TASK GOAL: Print only the lines from the top of the data through the line with "(0,0) rectangle (7.98,-8.32);", both included, skipping every picture.

────

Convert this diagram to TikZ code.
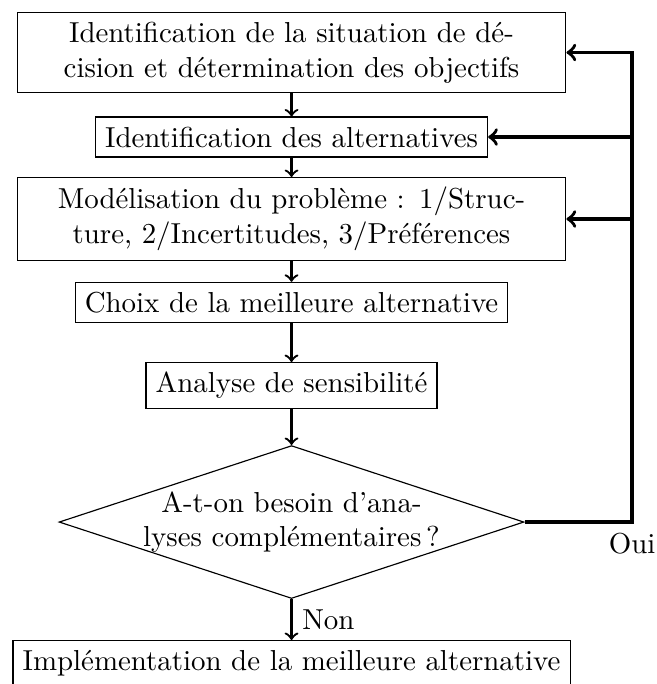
\documentclass[tikz,border=0pt]{standalone}
\usepackage{tikz}
\usetikzlibrary{shapes.geometric, calc}

\begin{document}
\begin{tikzpicture}[
  box/.style={draw, thin, inner sep=3.33pt},
  large/.style={box, text width=6.44cm, align=center},
  question/.style={
    draw, thin, diamond, aspect=3.04,
    text width=4cm, align=center, inner xsep=-8.7pt, inner ysep=0pt},
  flow/.style={->, thick},
  back/.style={->, very thick},
]
  \useasboundingbox (0,0) rectangle (7.98,-8.32);

  %% Steps
  \node[large] (ident) at (3.546,-0.639)
    {Identification de la situation de dé-\\cision et détermination des objectifs};
  \node[box] (altern) at (3.546,-1.667) {Identification des alternatives};
  \node[large] (model) at (3.546,-2.664)
    {Modélisation du problème : 1/Struc-\\ture, 2/Incertitudes, 3/Préférences};
  \node[box] (choix) at (3.546,-3.680) {Choix de la meilleure alternative};
  \node[box] (sensi) at (3.546,-4.690) {Analyse de sensibilité};

  %% Decision
  \node[question] (besoin) at (3.546,-6.350)
    {A-t-on besoin d’ana-\\lyses complémentaires\,?};
  \node[box] (implem) at (3.546,-8.066)
    {Implémentation de la meilleure alternative};

  %% Main flow
  \draw[flow] (ident) -- (altern);
  \draw[flow] (altern) -- (model);
  \draw[flow] (model) -- (choix);
  \draw[flow] (choix) -- (sensi);
  \draw[flow] (sensi) -- (besoin);
  \draw[flow] (besoin) -- node[right] {Non} (implem);

  %% Loop back (Oui)
  \coordinate (retour) at (7.689,-6.350);
  \draw[back] (besoin.east) -- (retour) node[below] {Oui}
    -- (retour |- ident.east) -- (ident.east);
  \draw[back] (retour |- altern.east) -- (altern.east);
  \draw[back] (retour |- model.east) -- (model.east);
\end{tikzpicture}
\end{document}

────

SOLUTION TO THIS EXERCISE:
Convert this diagram to TikZ code.
\documentclass[tikz,border=0pt]{standalone}
\usepackage{tikz}
\usetikzlibrary{shapes.geometric, calc}

\begin{document}
\begin{tikzpicture}[
  box/.style={draw, thin, inner sep=3.33pt},
  large/.style={box, text width=6.44cm, align=center},
  question/.style={
    draw, thin, diamond, aspect=3.04,
    text width=4cm, align=center, inner xsep=-8.7pt, inner ysep=0pt},
  flow/.style={->, thick},
  back/.style={->, very thick},
]
  \useasboundingbox (0,0) rectangle (7.98,-8.32);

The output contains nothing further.